O mal é mais profundo
Duas derrotas seguidas com Ajax e Belenenses. Dois jogos em que, valha a verdade, o Benfica criou oportunidades suficientes para marcar nove ou dez golos. Mas não marcou nenhum por culpa da ineficácia dos seus atiradores (até o experiente Salvio falhou um penalty)… e sofreu três. E de repente o Benfica entra em histeria. Há gente a reclamar cabeças e para já a do treinador é a mais solicitada. Uma erupção à Sporting! O belíssimo estádio do Jamor, onde o Belenenses ainda não tinha ganho um jogo, foi palco do primeiro psicodrama: o presidente Vieira desapareceu ao intervalo para parte incerta (muitos adeptos fizeram o mesmo, note-se) e houve quem visse nesse gesto um sinal relativamente ao treinador. Logo a seguir, que coincidência incrível!, foi descarregada na rede uma converseta pícara entre Vieira e o empresário César Boaventura [de dezembro passado] acerca de uma putativa ‘transferência’ (chamemos-lhe assim) de Rui Vitória para o Everton. O conteúdo está obviamente desatualizado mas deve ter cumprido o objetivo de quem lá a pôs. O episódio é mais estranho e obscuro do que as manigâncias que rodearam a saída de Jorge Jesus há mais de quatro anos.
Adensada a dúvida sobre o grau de confiança/conforto de Vieira com o treinador, cumpre dizer que Rui Vitória ajudou ao psicodrama não por ter falhado os tais nove ou dez golos cantados, mas com aquelas estapafúrdias declarações sobre rácios de vitórias na Champions (ele que perdeu NOVE dos últimos dez jogos nesta prova !…) e chavões como «há que saber conviver com o insucesso». Do ponto de vista futebolístico, repito, o Benfica não foi nenhuma miséria nem em Amesterdão nem no Jamor, embora sejam relevantes as criticas que têm sido feitas à gestão do plantel pelo treinador (como a que o José Manuel Delgado fez nestas páginas). Mas os adeptos, que trazem Vitória atravessado na garganta desde a perda do penta na Luz para o FC Porto, andam sem paciência nenhuma para discursos redondos. Não querem ouvir desculpas e muito menos tiradas iguais às que costumam ouvir nos treinadores das equipas pequenas. Admito que Rui Vitória esteja a bater recordes de rejeição no benfiquismo, mas não me parece que os gritos «vergonha, vergonha» que alguns adeptos mais excitados lhe atiraram no Jamor façam qualquer sentido. Vergonha é o que os benfiquistas andam a sentir há quase dois anos por causa das trapalhadas em que Luís F. Vieira & Paulo Gonçalves envolveram o clube -os e-mails, o Lex, as toupeiras (ainda ontem foi noticiado que a PJ encontrou várias transferências consideráveis de origem desconhecida nas contas de suspeitos). Isso é que é vergonha. Perder um jogo ou dois não é vergonha nenhuma. É futebol. Faz parte do jogo.

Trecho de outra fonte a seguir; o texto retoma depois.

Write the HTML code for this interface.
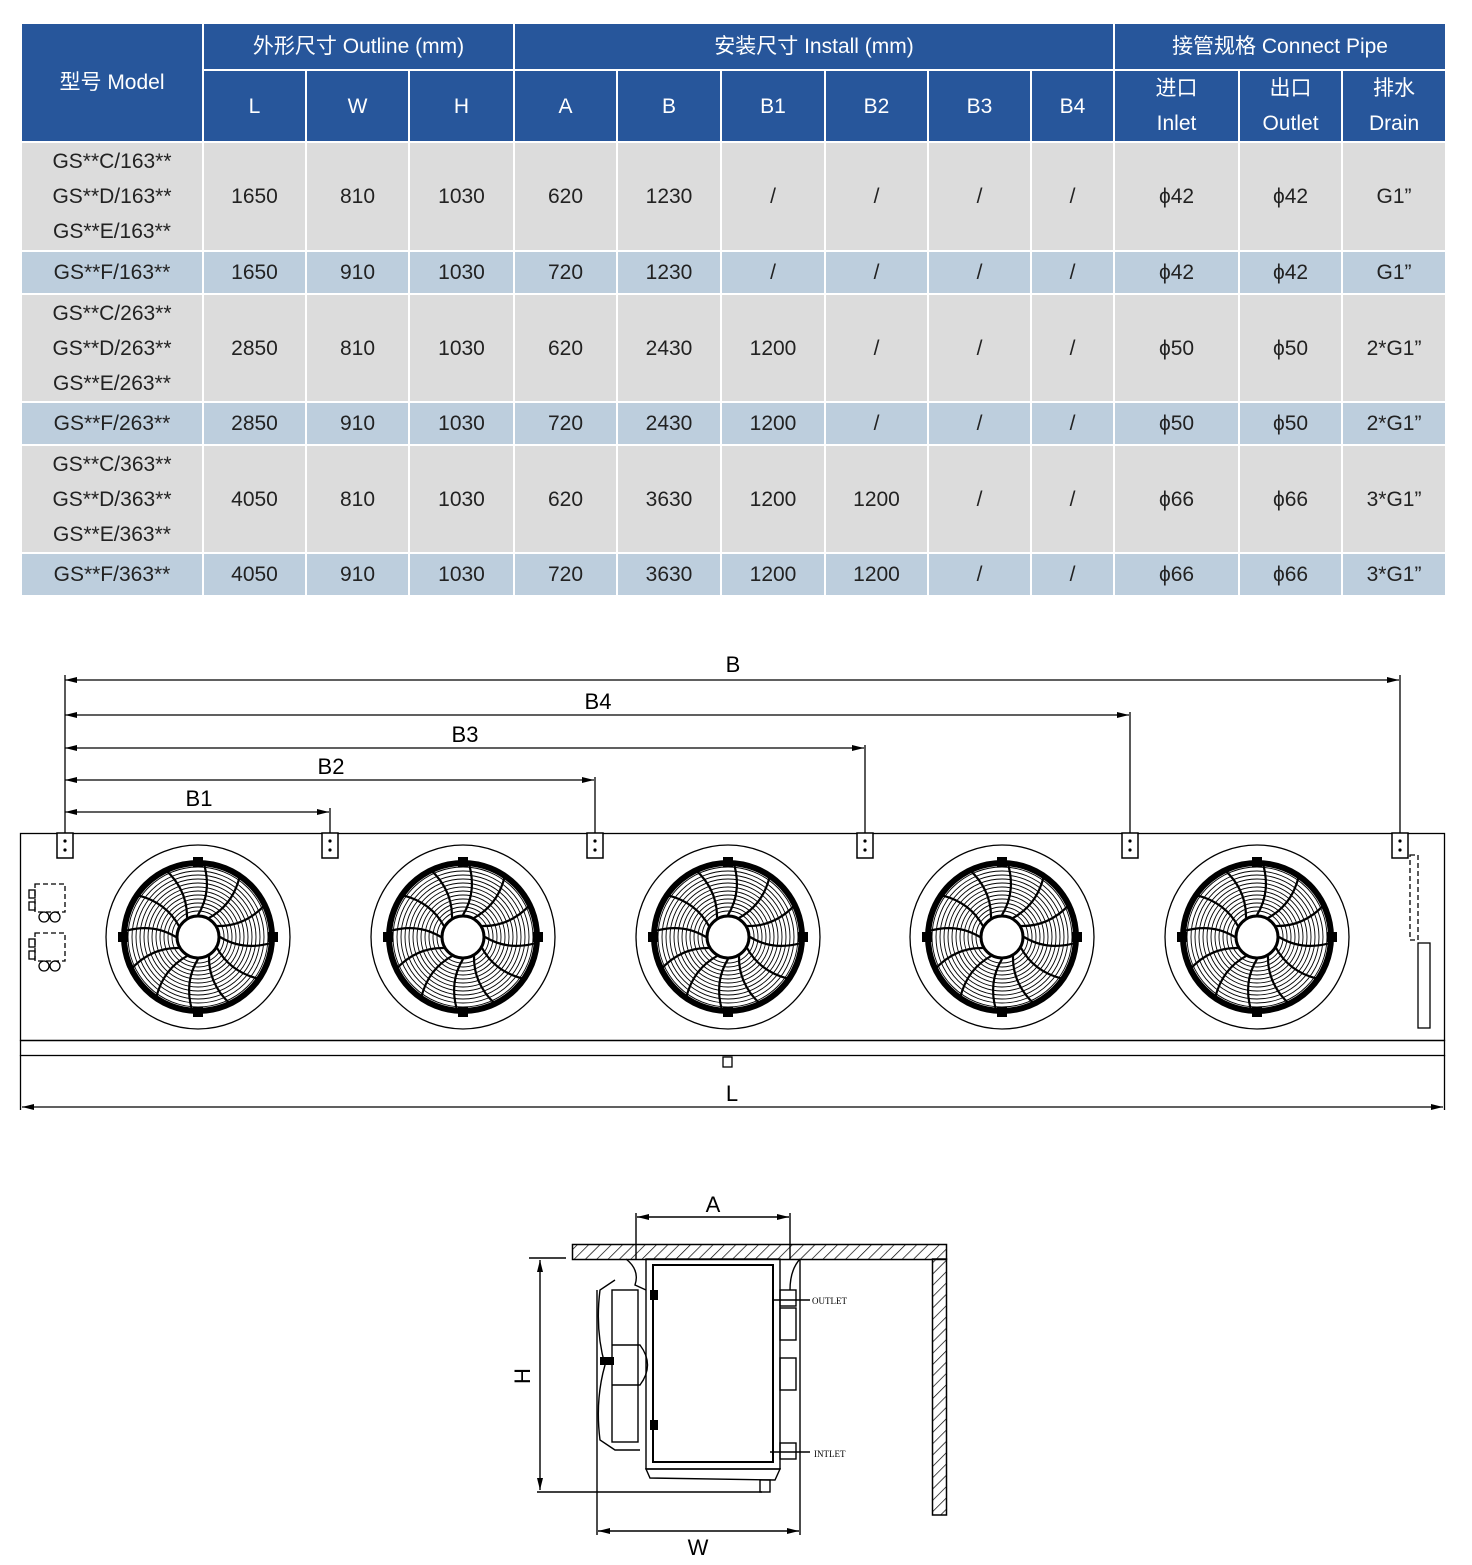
<!DOCTYPE html>
<html><head><meta charset="utf-8"><style>
body{margin:0;background:#fff;width:1472px;height:1565px;position:relative;overflow:hidden;font-family:"Liberation Sans","Noto Sans CJK SC",sans-serif}
table{position:absolute;left:20px;top:22px;border-collapse:collapse;table-layout:fixed;width:1425px}
td{border:2px solid #fff;text-align:center;font-size:21px;color:#222;padding:0;line-height:35px}
.h td,.h2 td{background:#27569b;color:#fff}
.g td{background:#dcdcdc}
.b td{background:#bdcedd}
</style></head><body>
<table>
<colgroup><col style="width:182px"><col style="width:103px"><col style="width:103px"><col style="width:105px"><col style="width:103px"><col style="width:104px"><col style="width:104px"><col style="width:103px"><col style="width:103px"><col style="width:83px"><col style="width:125px"><col style="width:103px"><col style="width:104px"></colgroup>
<tr class="h" style="height:47px"><td rowspan="2">型号 Model</td><td colspan="3">外形尺寸 Outline (mm)</td><td colspan="6">安装尺寸 Install (mm)</td><td colspan="3">接管规格 Connect Pipe</td></tr>
<tr class="h2" style="height:71px"><td>L</td><td>W</td><td>H</td><td>A</td><td>B</td><td>B1</td><td>B2</td><td>B3</td><td>B4</td><td>进口<br>Inlet</td><td>出口<br>Outlet</td><td>排水<br>Drain</td></tr>
<tr class="g" style="height:109px"><td>GS**C/163**<br>GS**D/163**<br>GS**E/163**</td><td>1650</td><td>810</td><td>1030</td><td>620</td><td>1230</td><td>/</td><td>/</td><td>/</td><td>/</td><td>ϕ42</td><td>ϕ42</td><td>G1”</td></tr>
<tr class="b" style="height:43px"><td>GS**F/163**</td><td>1650</td><td>910</td><td>1030</td><td>720</td><td>1230</td><td>/</td><td>/</td><td>/</td><td>/</td><td>ϕ42</td><td>ϕ42</td><td>G1”</td></tr>
<tr class="g" style="height:108px"><td>GS**C/263**<br>GS**D/263**<br>GS**E/263**</td><td>2850</td><td>810</td><td>1030</td><td>620</td><td>2430</td><td>1200</td><td>/</td><td>/</td><td>/</td><td>ϕ50</td><td>ϕ50</td><td>2*G1”</td></tr>
<tr class="b" style="height:43px"><td>GS**F/263**</td><td>2850</td><td>910</td><td>1030</td><td>720</td><td>2430</td><td>1200</td><td>/</td><td>/</td><td>/</td><td>ϕ50</td><td>ϕ50</td><td>2*G1”</td></tr>
<tr class="g" style="height:108px"><td>GS**C/363**<br>GS**D/363**<br>GS**E/363**</td><td>4050</td><td>810</td><td>1030</td><td>620</td><td>3630</td><td>1200</td><td>1200</td><td>/</td><td>/</td><td>ϕ66</td><td>ϕ66</td><td>3*G1”</td></tr>
<tr class="b" style="height:43px"><td>GS**F/363**</td><td>4050</td><td>910</td><td>1030</td><td>720</td><td>3630</td><td>1200</td><td>1200</td><td>/</td><td>/</td><td>ϕ66</td><td>ϕ66</td><td>3*G1”</td></tr>
</table>
<svg width="1472" height="1565" style="position:absolute;left:0;top:0" font-family="Liberation Sans, sans-serif">
<defs>
<marker id="ar" markerWidth="12" markerHeight="6" refX="12" refY="3" orient="auto-start-reverse" markerUnits="userSpaceOnUse"><path d="M0,0L12,3L0,6z" fill="#000"/></marker>
<pattern id="hat" width="8" height="8" patternUnits="userSpaceOnUse" patternTransform="rotate(45)"><line x1="0" y1="0" x2="0" y2="8" stroke="#000" stroke-width="1.4"/></pattern>
<path id="bl" d="M0,-22 Q14,-45 6,-73" fill="none" stroke="#000" stroke-width="2.2"/>
<g id="fan">
<circle r="92" fill="none" stroke="#000" stroke-width="1.3"/>
<g fill="none" stroke="#000" stroke-width="0.9">
<circle r="70"/><circle r="66"/><circle r="62"/><circle r="58"/><circle r="54"/><circle r="50"/><circle r="46"/><circle r="42"/><circle r="38"/><circle r="34"/><circle r="30"/><circle r="26"/>
</g>
<circle r="74" fill="none" stroke="#000" stroke-width="6"/>
<use href="#bl"/><use href="#bl" transform="rotate(30)"/><use href="#bl" transform="rotate(60)"/><use href="#bl" transform="rotate(90)"/><use href="#bl" transform="rotate(120)"/><use href="#bl" transform="rotate(150)"/><use href="#bl" transform="rotate(180)"/><use href="#bl" transform="rotate(210)"/><use href="#bl" transform="rotate(240)"/><use href="#bl" transform="rotate(270)"/><use href="#bl" transform="rotate(300)"/><use href="#bl" transform="rotate(330)"/>
<g fill="#000"><rect x="-5" y="-80" width="10" height="10"/><rect x="-5" y="70" width="10" height="10"/><rect x="-80" y="-5" width="10" height="10"/><rect x="70" y="-5" width="10" height="10"/></g>
<circle r="21" fill="#fff" stroke="#000" stroke-width="3"/>
</g>
<g id="br"><rect x="-8" y="0" width="16" height="25" fill="#fff" stroke="#000" stroke-width="1.5"/><circle cx="0" cy="8" r="1.6"/><circle cx="0" cy="17" r="1.6"/></g>
</defs>
<g stroke="#000" stroke-width="1.3" fill="none">
<rect x="20.5" y="833.5" width="1424" height="207"/>
<rect x="20.5" y="1040.5" width="1424" height="15"/>
<line x1="20.5" y1="1055" x2="20.5" y2="1110"/><line x1="1444.5" y1="1055" x2="1444.5" y2="1110"/>
<line x1="22" y1="1107" x2="1443" y2="1107" marker-start="url(#ar)" marker-end="url(#ar)"/>
<line x1="65" y1="680" x2="1399" y2="680" marker-start="url(#ar)" marker-end="url(#ar)"/>
<line x1="65" y1="715" x2="1129" y2="715" marker-start="url(#ar)" marker-end="url(#ar)"/>
<line x1="65" y1="748" x2="864" y2="748" marker-start="url(#ar)" marker-end="url(#ar)"/>
<line x1="65" y1="780" x2="594" y2="780" marker-start="url(#ar)" marker-end="url(#ar)"/>
<line x1="65" y1="812" x2="329" y2="812" marker-start="url(#ar)" marker-end="url(#ar)"/>
<line x1="65" y1="675" x2="65" y2="833"/><line x1="1400" y1="675" x2="1400" y2="833"/>
<line x1="1130" y1="712" x2="1130" y2="833"/><line x1="865" y1="745" x2="865" y2="833"/>
<line x1="595" y1="777" x2="595" y2="833"/><line x1="330" y1="808" x2="330" y2="833"/>
<rect x="723" y="1057" width="9" height="10"/>
<rect x="35" y="884" width="30" height="28" stroke-dasharray="5,3"/>
<rect x="35" y="933" width="30" height="28" stroke-dasharray="5,3"/>
<rect x="29" y="890" width="6" height="8"/><rect x="29" y="902" width="6" height="8"/><rect x="29" y="939" width="6" height="8"/><rect x="29" y="951" width="6" height="8"/>
<circle cx="44" cy="917" r="5"/><circle cx="55" cy="917" r="5"/><circle cx="44" cy="966" r="5"/><circle cx="55" cy="966" r="5"/>
<rect x="1410" y="855" width="8" height="85" stroke-dasharray="5,3"/>
<rect x="1418" y="943" width="12" height="85"/>
</g>
<g font-size="22" text-anchor="middle" fill="#000">
<text x="733" y="672">B</text><text x="598" y="709">B4</text><text x="465" y="742">B3</text><text x="331" y="774">B2</text><text x="199" y="806">B1</text><text x="732" y="1101">L</text>
</g>
<use href="#br" x="65" y="833"/><use href="#br" x="330" y="833"/><use href="#br" x="595" y="833"/><use href="#br" x="865" y="833"/><use href="#br" x="1130" y="833"/><use href="#br" x="1400" y="833"/>
<use href="#fan" x="198" y="937"/><use href="#fan" x="463" y="937"/><use href="#fan" x="728" y="937"/><use href="#fan" x="1002" y="937"/><use href="#fan" x="1257" y="937"/>
<!-- side view -->
<rect x="572.5" y="1244.5" width="374" height="15" fill="url(#hat)" stroke="#000" stroke-width="1.5"/>
<rect x="932.5" y="1259" width="14" height="256" fill="url(#hat)" stroke="#000" stroke-width="1.5"/>
<g stroke="#000" stroke-width="1.4" fill="none">
<rect x="646" y="1259" width="134" height="210"/>
<rect x="653" y="1265" width="120" height="197" stroke-width="2"/>
<path d="M646,1469 L780,1469 L775,1480 L650,1478 Z"/>
<rect x="780" y="1290" width="16" height="16"/><rect x="780" y="1308" width="16" height="32"/><rect x="780" y="1358" width="16" height="32"/><rect x="780" y="1443" width="16" height="16"/>
<rect x="760" y="1480" width="10" height="12"/>
<path d="M626,1259 Q640,1270 635,1285 L646,1290"/><path d="M800,1259 Q790,1270 790,1290"/>
<path d="M615,1280 L600,1290 Q595,1330 605,1365 Q595,1400 600,1440 L615,1450 L640,1450"/>
<rect x="612" y="1290" width="26" height="152"/>
<path d="M612,1345 L640,1345 Q655,1365 640,1385 L612,1385"/>
<line x1="636" y1="1213" x2="636" y2="1259"/><line x1="790" y1="1213" x2="790" y2="1259"/>
<line x1="637" y1="1217" x2="789" y2="1217" marker-start="url(#ar)" marker-end="url(#ar)"/>
<line x1="529" y1="1258" x2="566" y2="1258"/><line x1="537" y1="1492" x2="762" y2="1492"/>
<line x1="540" y1="1260" x2="540" y2="1490" marker-start="url(#ar)" marker-end="url(#ar)"/>
<line x1="597" y1="1290" x2="597" y2="1535"/><line x1="800" y1="1259" x2="800" y2="1535"/>
<line x1="598" y1="1531" x2="799" y2="1531" marker-start="url(#ar)" marker-end="url(#ar)"/>
<line x1="772" y1="1300" x2="810" y2="1300"/><line x1="770" y1="1452" x2="810" y2="1452"/>
</g>
<rect x="650" y="1290" width="8" height="10" fill="#000"/><rect x="650" y="1420" width="8" height="10" fill="#000"/>
<rect x="600" y="1357" width="14" height="8" fill="#000"/>
<g font-size="22" text-anchor="middle"><text x="713" y="1212">A</text><text x="698" y="1555">W</text><text x="530" y="1376" transform="rotate(-90 530 1376)">H</text></g>
<g font-family="Liberation Serif, serif" font-size="9"><text x="812" y="1304">OUTLET</text><text x="814" y="1457">INTLET</text></g>
</svg>
</body></html>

Tudo isto mostra o equilíbrio precário em que o Benfica vive desde que começaram a ser revelados os primeiros e-mails (dos padres e missas, como estarão recordados…) e as pessoas começaram a perceber que afinal o Benfica não era (como Vieira andou a apregoar anos a fio) a locomotiva da transparência e o acérrimo defensor da verdade desportiva. Há um mal de vivre palpável. Um incómodo permanente com o que se sabe e um receio daquilo que pode vir. Um mal estar passível de ser ruidosamente extravasado a qualquer momento. Basta as coisas correrem mal no futebol. Que os adeptos já não estão confortáveis com o treinador, é uma evidência. Nada do outro mundo. É um desgaste previsível, uma saturação normal. Jesualdo foi tricampeão no Porto e viveu o mesmo problema. Paulo Bento ganhou quatro taças no Sporting e viveu o mesmo problema. Jesus foi tricampeão na Luz e viveu o mesmo problema. O que me parece é que Rui Vitória está longe de ser o único alvo - e o único motivo! - da insatisfação encarnada. O mal é mais profundo.